In principle, that makes cross-field comparison possible, though I am not sure that is especially meaningful. Research assessment often ends up comparing apples and oranges anyway.

What happens if we apply it to Science?

Take a two-year window, matching the impact factor framework. Instead of checking each paper’s reference list individually, use averages.

In 2019, Science published 2,729 papers that together cited 112,842 references, an average of about 41 references per paper. How many of those papers were cited more times than the number of references they contained over 2020–2021? Roughly 550 to 600. That would put the journal’s C-index at around 550–600.

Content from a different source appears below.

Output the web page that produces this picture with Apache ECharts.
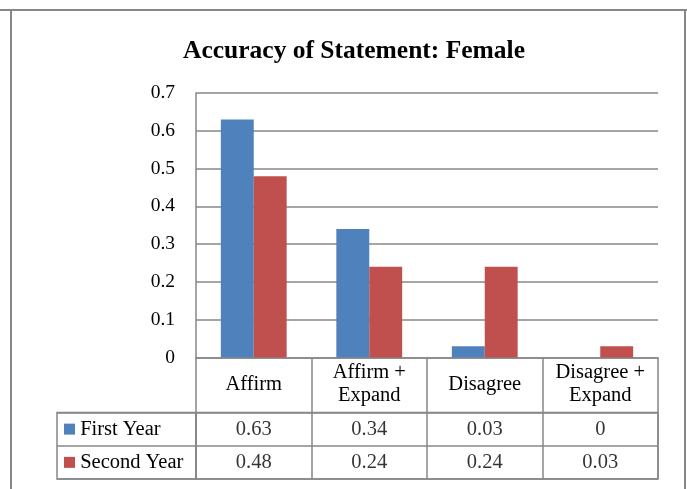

In 2020 the average reference count rose to 45 per paper, but not dramatically, which suggests the pandemic did not alter this side of the equation very much. Using the 2021–2022 citation window, the journal’s C-index again comes out to about 550–600.

That stability is the interesting part. This metric appears relatively immune to short-lived hot topics. Whether the field is in a boom cycle or not, the relationship between how much researchers cite and how much the most influential papers are cited remains fairly stable. Even for a journal as prominent as Science, the yearly change is limited. Roughly 20% of its papers seem to qualify as truly original by this standard.

A comparison with ES&T

Now consider ES&T, a top journal in environmental science.

In 2019, it published 1,548 papers citing a total of 43,981 references, or 28.4 references per paper on average. Its C-index would be around 150–200, meaning an originality share of roughly 13%.

In 2020, it published 1,691 papers citing 35,276 references, about 21 per paper on average. Its C-index rises to around 250–300, pushing the originality share to about 20%.

That comparison suggests something important: the gap between broad-scope journals and leading specialty journals may not be as large as people assume when it comes to the proportion of highly original papers. Generalist flagship journals seem to maintain around 20% genuinely high-originality, high-impact work under ordinary conditions. A top subfield journal can approach that level when major scientific problems emerge, though in quieter times it may sit somewhat lower.

It also implies a less flattering truth. Roughly 80% of papers even in elite journals probably have limited long-term influence. Some are there because of networks, some because of hype, some because of luck. Many do not actually reach the journal’s average citation level, let alone reshape the field.

What the C-index would mean for individuals

For individuals, reaching a double-digit C-index would probably already place someone at the professor level. That would imply more than ten genuinely original outputs, or at least a fairly substantial h-index, perhaps somewhere around the twenties or thirties.

If you look only at first-author papers, many professors probably had not yet accumulated ten such papers before they started their own groups. Once corresponding authorship enters the picture, attribution becomes murkier: was the originality mainly due to the student, the postdoc, or the principal investigator? But for evaluating a research group as a whole, the C-index still makes sense. At a minimum, a group should probably have a C-index above 1 before it can seriously claim a track record of original work.

I am not especially worried about whether the metric is easy to calculate. As an unofficial indicator, nobody is trying to optimize for it yet, and it would not be easy to optimize anyway. For now it is something people can calculate out of curiosity.

If one day it became accepted more broadly, that would not surprise me. Research should be built on pioneering work, not just on an ever-expanding pile of derivative follow-up studies.